- _INFORMATION SUPPLIED_:
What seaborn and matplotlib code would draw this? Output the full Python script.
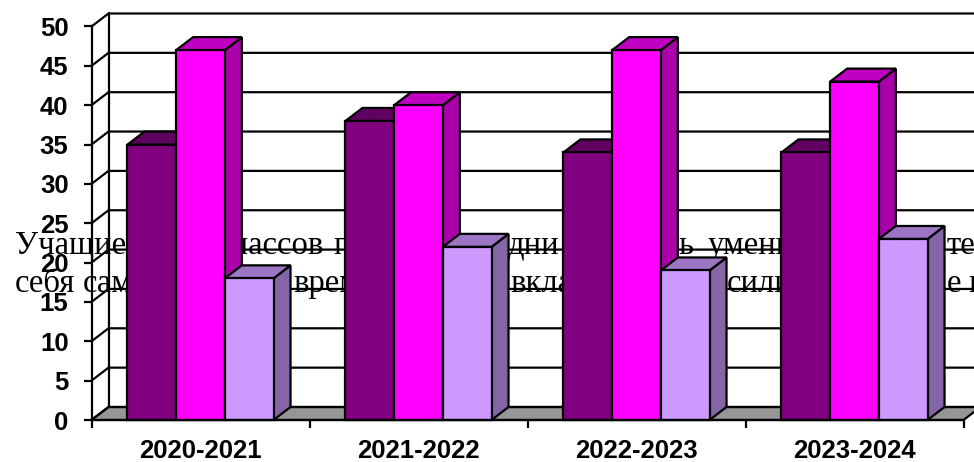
import matplotlib
matplotlib.use('Agg')
import matplotlib.pyplot as plt
from matplotlib.patches import Polygon
import seaborn as sns
import pandas as pd

# data
years = ['2020-2021', '2021-2022', '2022-2023', '2023-2024']
series_names = ['Ряд 1', 'Ряд 2', 'Ряд 3']
dark_vals = [35, 38, 34, 34]
pink_vals = [47, 40, 47, 43]
light_vals = [18, 22, 19, 23]
y_ticks = list(range(0, 55, 5))

# stray page text lying behind the chart: visible pieces only
line1_words = ['Учащиеся', 'классов', 'п', 'дни', 'ь', 'умени', 'тел']
line1_x = [15, 216, 333, 508, 678, 708, 947]
line2_words = ['себя', 'сам', 'врем', 'вкла', 'сили', 'е', 'в']
line2_x = [15, 83, 293, 510, 727, 947, 968]

W, H = 974, 462
front = {'dark': '#800080', 'pink': '#FF00FF', 'light': '#CC99FF'}
side = ['#600060', '#AA00AA', '#8465A5']
top = ['#600060', '#C000C0', '#9C75C4']

sns.set_theme(style='white')
plt.rcParams['font.family'] = ['Liberation Sans', 'DejaVu Sans']

df = pd.DataFrame({
    'year': years * 3,
    'series': [n for n in series_names for _ in years],
    'value': dark_vals + pink_vals + light_vals,
})

fig = plt.figure(figsize=(W / 100, H / 100), dpi=100)
ax = fig.add_axes([91.5 / W, (H - 420) / H, 872 / W, 393.5 / H])

lw = 1.6
sns.barplot(data=df, x='year', y='value', hue='series', hue_order=series_names,
            palette=list(front.values()), saturation=1, width=0.67, gap=0,
            edgecolor='black', linewidth=lw, legend=False, ax=ax)

ax.set_xlim(-0.5, 3.5)
ax.set_ylim(0, 50)

# depth of the fake 3d box in data units
dx = 17 / 218
dy = 13 / (393.5 / 50)

# floor and walls
x0, x1 = -0.5, 3.5
ax.add_patch(Polygon([(x0, 0), (x1, 0), (x1 + dx, dy), (x0 + dx, dy)], closed=True,
                     facecolor='#969696', edgecolor='black', lw=lw, clip_on=False, zorder=2))
for v in y_ticks:
    ax.plot([x0, x0 + dx, x1 + dx], [v, v + dy, v + dy], color='black', lw=lw,
            clip_on=False, zorder=3, solid_joinstyle='miter')
ax.plot([x0 + dx, x0 + dx], [dy, 50 + dy], color='black', lw=lw, clip_on=False, zorder=3)

# words sit above the grid, below the bars
for words, xs, ypix in [(line1_words, line1_x, 254), (line2_words, line2_x, 292)]:
    for word, xp in zip(words, xs):
        ax.text(xp / W, 1 - ypix / H, word, transform=fig.transFigure, family='Liberation Serif',
                fontsize=23.5, color='black', ha='left', va='baseline', zorder=4, clip_on=False)

# side and top faces for every bar, worked out from the bars seaborn drew
bars = []
for i, cont in enumerate(ax.containers):
    for p in cont.patches:
        bars.append((p.get_x(), i, p))
bars.sort(key=lambda b: b[0])

z = 10
for xb, i, p in bars:
    w = p.get_width()
    h = p.get_height()
    ax.add_patch(Polygon([(xb + w, 0), (xb + w + dx, dy), (xb + w + dx, h + dy), (xb + w, h)],
                         closed=True, facecolor=side[i], edgecolor='black', lw=lw,
                         clip_on=False, zorder=z))
    ax.add_patch(Polygon([(xb, h), (xb + dx, h + dy), (xb + w + dx, h + dy), (xb + w, h)],
                         closed=True, facecolor=top[i], edgecolor='black', lw=lw,
                         clip_on=False, zorder=z))
    p.set_zorder(z + 1)
    p.set_clip_on(False)
    z += 2

# axes
sns.despine(ax=ax, top=True, right=True)
for s in ['left', 'bottom']:
    ax.spines[s].set_linewidth(lw)
    ax.spines[s].set_color('black')
    ax.spines[s].set_zorder(40)
ax.set_xlabel('')
ax.set_ylabel('')
ax.set_yticks(y_ticks)
ax.set_yticklabels([str(v) for v in y_ticks], fontsize=18.5, fontweight='bold', color='black')
ax.set_xticks(range(len(years)))
ax.set_xticklabels(years, fontsize=18.5, fontweight='bold', color='black')
ax.set_xticks([-0.5, 0.5, 1.5, 2.5, 3.5], minor=True)
ax.tick_params(axis='x', which='major', length=0, pad=14)
ax.tick_params(axis='x', which='minor', length=5.5, width=lw, color='black', bottom=True)
ax.tick_params(axis='y', which='major', length=5.5, width=lw, color='black', pad=11, left=True)

fig.savefig('out.png', dpi=100)
plt.close(fig)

- _WHAT TO WORK ON_: Set down the material exactly, every line of it, except for the pictures.

- _RESULT_:
What seaborn and matplotlib code would draw this? Output the full Python script.
import matplotlib
matplotlib.use('Agg')
import matplotlib.pyplot as plt
from matplotlib.patches import Polygon
import seaborn as sns
import pandas as pd

# data
years = ['2020-2021', '2021-2022', '2022-2023', '2023-2024']
series_names = ['Ряд 1', 'Ряд 2', 'Ряд 3']
dark_vals = [35, 38, 34, 34]
pink_vals = [47, 40, 47, 43]
light_vals = [18, 22, 19, 23]
y_ticks = list(range(0, 55, 5))

# stray page text lying behind the chart: visible pieces only
line1_words = ['Учащиеся', 'классов', 'п', 'дни', 'ь', 'умени', 'тел']
line1_x = [15, 216, 333, 508, 678, 708, 947]
line2_words = ['себя', 'сам', 'врем', 'вкла', 'сили', 'е', 'в']
line2_x = [15, 83, 293, 510, 727, 947, 968]

W, H = 974, 462
front = {'dark': '#800080', 'pink': '#FF00FF', 'light': '#CC99FF'}
side = ['#600060', '#AA00AA', '#8465A5']
top = ['#600060', '#C000C0', '#9C75C4']

sns.set_theme(style='white')
plt.rcParams['font.family'] = ['Liberation Sans', 'DejaVu Sans']

df = pd.DataFrame({
    'year': years * 3,
    'series': [n for n in series_names for _ in years],
    'value': dark_vals + pink_vals + light_vals,
})

fig = plt.figure(figsize=(W / 100, H / 100), dpi=100)
ax = fig.add_axes([91.5 / W, (H - 420) / H, 872 / W, 393.5 / H])

lw = 1.6
sns.barplot(data=df, x='year', y='value', hue='series', hue_order=series_names,
            palette=list(front.values()), saturation=1, width=0.67, gap=0,
            edgecolor='black', linewidth=lw, legend=False, ax=ax)

ax.set_xlim(-0.5, 3.5)
ax.set_ylim(0, 50)

# depth of the fake 3d box in data units
dx = 17 / 218
dy = 13 / (393.5 / 50)

# floor and walls
x0, x1 = -0.5, 3.5
ax.add_patch(Polygon([(x0, 0), (x1, 0), (x1 + dx, dy), (x0 + dx, dy)], closed=True,
                     facecolor='#969696', edgecolor='black', lw=lw, clip_on=False, zorder=2))
for v in y_ticks:
    ax.plot([x0, x0 + dx, x1 + dx], [v, v + dy, v + dy], color='black', lw=lw,
            clip_on=False, zorder=3, solid_joinstyle='miter')
ax.plot([x0 + dx, x0 + dx], [dy, 50 + dy], color='black', lw=lw, clip_on=False, zorder=3)

# words sit above the grid, below the bars
for words, xs, ypix in [(line1_words, line1_x, 254), (line2_words, line2_x, 292)]:
    for word, xp in zip(words, xs):
        ax.text(xp / W, 1 - ypix / H, word, transform=fig.transFigure, family='Liberation Serif',
                fontsize=23.5, color='black', ha='left', va='baseline', zorder=4, clip_on=False)

# side and top faces for every bar, worked out from the bars seaborn drew
bars = []
for i, cont in enumerate(ax.containers):
    for p in cont.patches:
        bars.append((p.get_x(), i, p))
bars.sort(key=lambda b: b[0])

z = 10
for xb, i, p in bars:
    w = p.get_width()
    h = p.get_height()
    ax.add_patch(Polygon([(xb + w, 0), (xb + w + dx, dy), (xb + w + dx, h + dy), (xb + w, h)],
                         closed=True, facecolor=side[i], edgecolor='black', lw=lw,
                         clip_on=False, zorder=z))
    ax.add_patch(Polygon([(xb, h), (xb + dx, h + dy), (xb + w + dx, h + dy), (xb + w, h)],
                         closed=True, facecolor=top[i], edgecolor='black', lw=lw,
                         clip_on=False, zorder=z))
    p.set_zorder(z + 1)
    p.set_clip_on(False)
    z += 2

# axes
sns.despine(ax=ax, top=True, right=True)
for s in ['left', 'bottom']:
    ax.spines[s].set_linewidth(lw)
    ax.spines[s].set_color('black')
    ax.spines[s].set_zorder(40)
ax.set_xlabel('')
ax.set_ylabel('')
ax.set_yticks(y_ticks)
ax.set_yticklabels([str(v) for v in y_ticks], fontsize=18.5, fontweight='bold', color='black')
ax.set_xticks(range(len(years)))
ax.set_xticklabels(years, fontsize=18.5, fontweight='bold', color='black')
ax.set_xticks([-0.5, 0.5, 1.5, 2.5, 3.5], minor=True)
ax.tick_params(axis='x', which='major', length=0, pad=14)
ax.tick_params(axis='x', which='minor', length=5.5, width=lw, color='black', bottom=True)
ax.tick_params(axis='y', which='major', length=5.5, width=lw, color='black', pad=11, left=True)

fig.savefig('out.png', dpi=100)
plt.close(fig)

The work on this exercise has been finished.